The 2027 Commonwealth Youth Games, officially known as the VIII Commonwealth Youth Games and informally as Malta 2027, will be a youth sporting event for members of the Commonwealth that will be held in Malta. It will be the first time that Malta hosts the Commonwealth Games. It will be the third Commonwealth Youth Games event to be held in Europe, following the inaugural 2000 Commonwealth Youth Games in Edinburgh, Scotland and the 2011 Commonwealth Youth Games in Douglas, Isle of Man. The Games will run from 29 October 2027 to 4 November 2027.

==The Games==
===Host selection and preparations===
On 31 July 2025, Malta was selected as the host for the Commonwealth Youth Games during the launch event at Verdala Palace in Buskett.

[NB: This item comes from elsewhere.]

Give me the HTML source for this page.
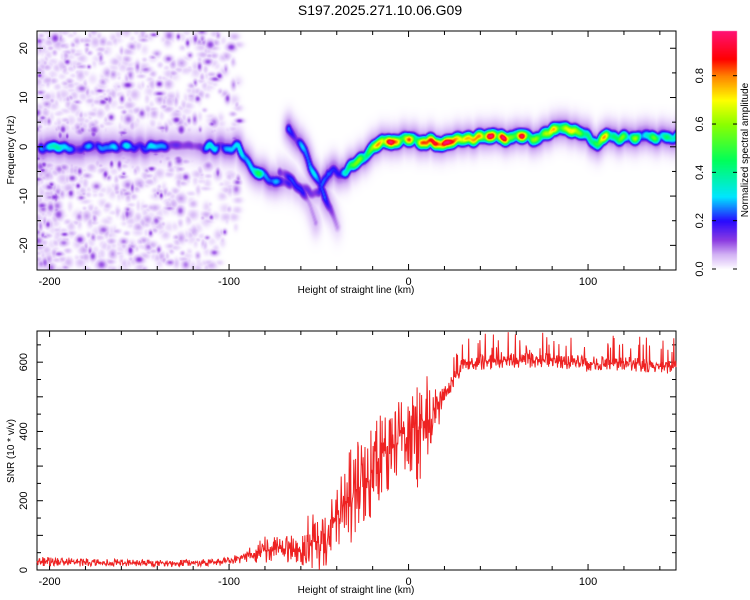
<!DOCTYPE html>
<html><head><meta charset="utf-8">
<style>
body{margin:0;background:#fff;width:750px;height:600px;overflow:hidden;font-family:"Liberation Sans",sans-serif}
#wrap{position:relative;width:750px;height:600px}
canvas,svg{position:absolute;left:0;top:0}
</style></head>
<body><div id="wrap">
<canvas id="hm" width="750" height="600"></canvas>
<svg id="sv" width="750" height="600"></svg>
</div>
<script>
// ---- data ----
const xTicks=[-200,-100,0,100];
const fTicks=[-20,-10,0,10,20];
const snrTicks=[0,200,400,600];
const cbTicks=[0.0,0.2,0.4,0.6,0.8];
// main ridge: height(km), frequency(Hz), amplitude
const ridgeX=[-205,-195,-185,-175,-165,-155,-145,-135,-120,-110,-100,-95,-90,-85,-80,-75,-70,-65,-60,-55,-50,-45,-40,-35,-30,-25,-20,-15,-10,-5,0,5,10,20,30,40,50,60,70,75,80,90,95,100,105,110,115,130,149];
const ridgeF=[0,0,0,0,0,0,0,0,0,0,0,0,-3,-5,-6,-7,-7,-7,-8,-9,-9,-5,-5,-5,-3,-2,0,1,1,1.5,2,1.5,1,1,1.5,2,2,2,2,2.5,3.5,3.5,2.5,2,1,2,2,2,2];
const ridgeA=[0.33,0.33,0.3,0.33,0.26,0.32,0.3,0.22,0.2,0.3,0.33,0.33,0.4,0.4,0.45,0.35,0.2,0.15,0.15,0.15,0.2,0.42,0.4,0.4,0.55,0.6,0.75,0.9,0.9,0.7,0.8,0.7,0.9,0.9,0.6,0.9,0.95,0.95,0.6,0.9,0.7,0.8,0.7,0.8,0.7,0.9,0.6,0.5,0.5];
// branches
const br1X=[-72,-65,-60,-55,-52];
const br1F=[-5,-7,-9,-12,-15];
const br1A=[0.15,0.2,0.18,0.15,0.15];
const br2X=[-67,-63,-58,-55,-50,-47,-44,-40];
const br2F=[4,2,-1,-4,-7,-10,-12,-16];
const br2A=[0.45,0.3,0.3,0.35,0.25,0.3,0.2,0.08];
// SNR trend & spread
const snrX=[-205,-180,-150,-120,-100,-90,-80,-70,-60,-55,-50,-45,-40,-35,-30,-25,-20,-15,-10,-5,0,5,10,15,20,25,30,40,60,80,100,120,149];
const snrMean=[25,22,20,20,25,40,60,60,55,90,70,90,150,190,230,260,290,330,360,380,390,400,420,450,500,555,590,600,605,605,595,595,585];
const snrSpread=[22,18,15,15,18,30,60,60,70,130,120,130,180,210,210,210,210,190,190,190,160,260,230,120,50,40,35,35,35,35,35,35,30];

// ---- axes ----
const X0=37,X1=676,XMIN=-207,XMAX=149;
const sx=v=>X0+(v-XMIN)/(XMAX-XMIN)*(X1-X0);
const T0=31,T1=270,FMIN=-25,FMAX=23.5;
const sf=v=>T1-(v-FMIN)/(FMAX-FMIN)*(T1-T0);
const B0=331,B1=570,SMAX=690;
const ss=v=>B1-v/SMAX*(B1-B0);
function interp(xs,ys,x){if(x<=xs[0])return ys[0];for(let i=1;i<xs.length;i++){if(x<=xs[i]){const t=(x-xs[i-1])/(xs[i]-xs[i-1]);return ys[i-1]+t*(ys[i]-ys[i-1]);}}return ys[ys.length-1];}
function h(n){let s=Math.sin(n*127.1+311.7)*43758.5453;return s-Math.floor(s);}
function sm(x){const i=Math.floor(x),t=x-i,u=t*t*(3-2*t);return h(i)*(1-u)+h(i+1)*u;}

// ---- heatmap ----
const W=X1-X0,H=T1-T0;
const field=new Float32Array(W*H);
function addBlob(cx,cy,a,rx,ry){
  const x0=Math.max(0,Math.floor(cx-3*rx)),x1=Math.min(W-1,Math.ceil(cx+3*rx));
  const y0=Math.max(0,Math.floor(cy-3*ry)),y1=Math.min(H-1,Math.ceil(cy+3*ry));
  for(let y=y0;y<=y1;y++)for(let x=x0;x<=x1;x++){
    const d=((x-cx)/rx)**2+((y-cy)/ry)**2;const v=a*Math.exp(-d/2);
    const k=y*W+x;if(v>field[k])field[k]=v;}
}
function ridge(xs,fs,as,step,seed){
  for(let x=xs[0];x<=xs[xs.length-1];x+=step){
    const f=interp(xs,fs,x),a=interp(xs,as,x);
    const mod=0.5+0.7*sm(x/3.5+seed);
    const jf=(sm(x/3+seed+50)-0.5)*1.0;
    addBlob(sx(x)-X0,sf(f+jf)-T0,Math.min(1,a*mod),2.5,4.2);
    addBlob(sx(x)-X0,sf(f+jf)-T0,Math.min(0.11,a*0.35),4,10);
  }
}
// background speckle (texture)
for(let i=0;i<1300;i++){
  const u=h(i),v=h(i+5000),w=h(i+9000);
  const x=XMIN+Math.pow(u,1.3)*(-100-XMIN)+(u>0.93?(u-0.93)*80:0);
  const f=FMIN+v*(FMAX-FMIN);
  const big=h(i+777);
  addBlob(sx(x)-X0,sf(f)-T0,0.025+0.1*big*big*(w>0.5?1:0.4),1.5+2.2*h(i+3),1.5+2.2*h(i+4));
}
ridge(ridgeX,ridgeF,ridgeA,0.5,0);
ridge(br1X,br1F,br1A,0.5,100);
ridge(br2X,br2F,br2A,0.5,200);
const stops=[[0,[255,255,255]],[0.02,[240,228,253]],[0.06,[212,180,245]],[0.12,[140,60,225]],[0.2,[40,10,255]],[0.3,[0,230,255]],[0.45,[0,255,90]],[0.6,[140,255,0]],[0.7,[255,255,0]],[0.8,[255,130,0]],[0.87,[255,0,0]],[1,[255,20,130]]];
function cmap(v){for(let i=1;i<stops.length;i++){if(v<=stops[i][0]){const t=(v-stops[i-1][0])/(stops[i][0]-stops[i-1][0]);return stops[i-1][1].map((c,j)=>Math.round(c+t*(stops[i][1][j]-c)));}}return stops[stops.length-1][1];}
const cv=document.getElementById('hm'),ctx=cv.getContext('2d');
const img=ctx.createImageData(W,H);
for(let k=0;k<W*H;k++){const c=cmap(field[k]);img.data[k*4]=c[0];img.data[k*4+1]=c[1];img.data[k*4+2]=c[2];img.data[k*4+3]=255;}
ctx.putImageData(img,X0,T0);
// colorbar
for(let y=31;y<=269;y++){const c=cmap((269-y)/(269-31)*0.985);ctx.fillStyle=`rgb(${c})`;ctx.fillRect(712,y,25,1);}

// ---- svg ----
const NS='http://www.w3.org/2000/svg',sv=document.getElementById('sv');
function el(t,a,p){const e=document.createElementNS(NS,t);for(const k in a)e.setAttribute(k,a[k]);(p||sv).appendChild(e);return e;}
function txt(s,x,y,a){const e=el('text',Object.assign({x:x,y:y,'font-size':11,'font-family':'Liberation Sans, sans-serif',fill:'#000'},a||{}));e.textContent=s;return e;}
const title=txt('S197.2025.271.10.06.G09',380,15,{'text-anchor':'middle','font-size':14});



function frame(top,bot,name){
  const r=el('rect',{x:X0,y:top,width:X1-X0,height:bot-top,fill:'none',stroke:'#000','stroke-width':1});
  
  
  for(let v=-200;v<=140;v+=20){const x=sx(v),big=v%100===0;
    el('line',{x1:x,x2:x,y1:bot,y2:bot-(big?6:4),stroke:'#000'});
    el('line',{x1:x,x2:x,y1:top,y2:top+(big?6:4),stroke:'#000'});}
  xTicks.forEach(v=>{const t=txt(String(v),sx(v),bot+15,{'text-anchor':'middle','font-size':11});
    
    });
  const xl=txt('Height of straight line (km)',356,bot+23,{'text-anchor':'middle','font-size':10});
  
  
}
frame(T0,T1,'spectrogram');
frame(B0,B1,'snr');
for(let v=-25;v<=20;v+=5){const y=sf(v),big=v%10===0;
  el('line',{x1:X0,x2:X0+(big?6:4),y1:y,y2:y,stroke:'#000'});
  el('line',{x1:X1,x2:X1-(big?6:4),y1:y,y2:y,stroke:'#000'});}
fTicks.forEach(v=>{const t=txt(String(v),27,sf(v),{'text-anchor':'middle','font-size':11,transform:`rotate(-90 27 ${sf(v)})`});
  
  });
const fy=txt('Frequency (Hz)',14,150,{'text-anchor':'middle','font-size':10,transform:'rotate(-90 14 150)'});


for(let v=0;v<=650;v+=50){const y=ss(v),big=v%100===0;
  el('line',{x1:X0,x2:X0+(big?6:4),y1:y,y2:y,stroke:'#000'});
  el('line',{x1:X1,x2:X1-(big?6:4),y1:y,y2:y,stroke:'#000'});}
snrTicks.forEach(v=>{const t=txt(String(v),27,ss(v),{'text-anchor':'middle','font-size':11,transform:`rotate(-90 27 ${ss(v)})`});
  
  });
const sy=txt('SNR (10 * v/v)',14,451,{'text-anchor':'middle','font-size':10,transform:'rotate(-90 14 451)'});



// SNR line
let pts=[];
for(let i=0;;i++){const x=XMIN+i*0.25;if(x>XMAX)break;
  const m=interp(snrX,snrMean,x),s=interp(snrX,snrSpread,x);
  let r=h(i+20000)-0.5;
  let v=m+(r*Math.abs(r)*1.6+r*0.5)*s;
  if(x>25&&h(i+30000)>0.92)v+=40+45*h(i+40000);
  v=Math.max(0,Math.min(SMAX,v));
  pts.push(sx(x).toFixed(1)+','+ss(v).toFixed(1));}
const ln=el('polyline',{points:pts.join(' '),fill:'none',stroke:'#ee2222','stroke-width':1});



// colorbar axis
const cbr=el('rect',{x:712,y:31,width:25,height:238,fill:'none',stroke:'none'});


cbTicks.forEach(v=>{const y=269-v/0.985*238;
  el('line',{x1:712,x2:716,y1:y,y2:y,stroke:'#000'});el('line',{x1:733,x2:737,y1:y,y2:y,stroke:'#000'});
  const t=txt(v.toFixed(1),703,y,{'text-anchor':'middle','font-size':11,transform:`rotate(-90 703 ${y})`});
  
  });
const cl=txt('Normalized spectral amplitude',748,150,{'text-anchor':'middle','font-size':10,transform:'rotate(-90 748 150)'});


</script></body></html>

In March 2026, the dates and venues of the Games were announced. The edition will feature the largest para sport programme in Youth Games history, similar to the 2026 Commonwealth Games in Glasgow.

===Venues===
- Cottonera Indoor Pool, Cospicua – 4×4 water polo
- Tal-Qroqq National Pool, Msida – Swimming and para swimming
- Matthew Micallef St. John Athletics Stadium, Marsa – Ceremonies, athletics, para athletics
- Marsa Sports Centre, Marsa – Squash and weightlifting
- Mellieħa Bay, Mellieħa – Sailing
- Gozo Indoor Sports Pavilion, Victoria – Netball
- Marsalforn Bay, Marsalforn – Triathlon

==Sports==
Sailing and 4×4 water polo will make their Commonwealth Youth Games will be part of the program for the first time alongside the other sports: Athletics, netball, squash, swimming, triathlon, and weightlifting.Two paralympic events will be held in athletics and swimming.

==Participating associations==
Of the 74 Commonwealth Games Association eligible to participate, Gabon and Togo are expected to make their debuts.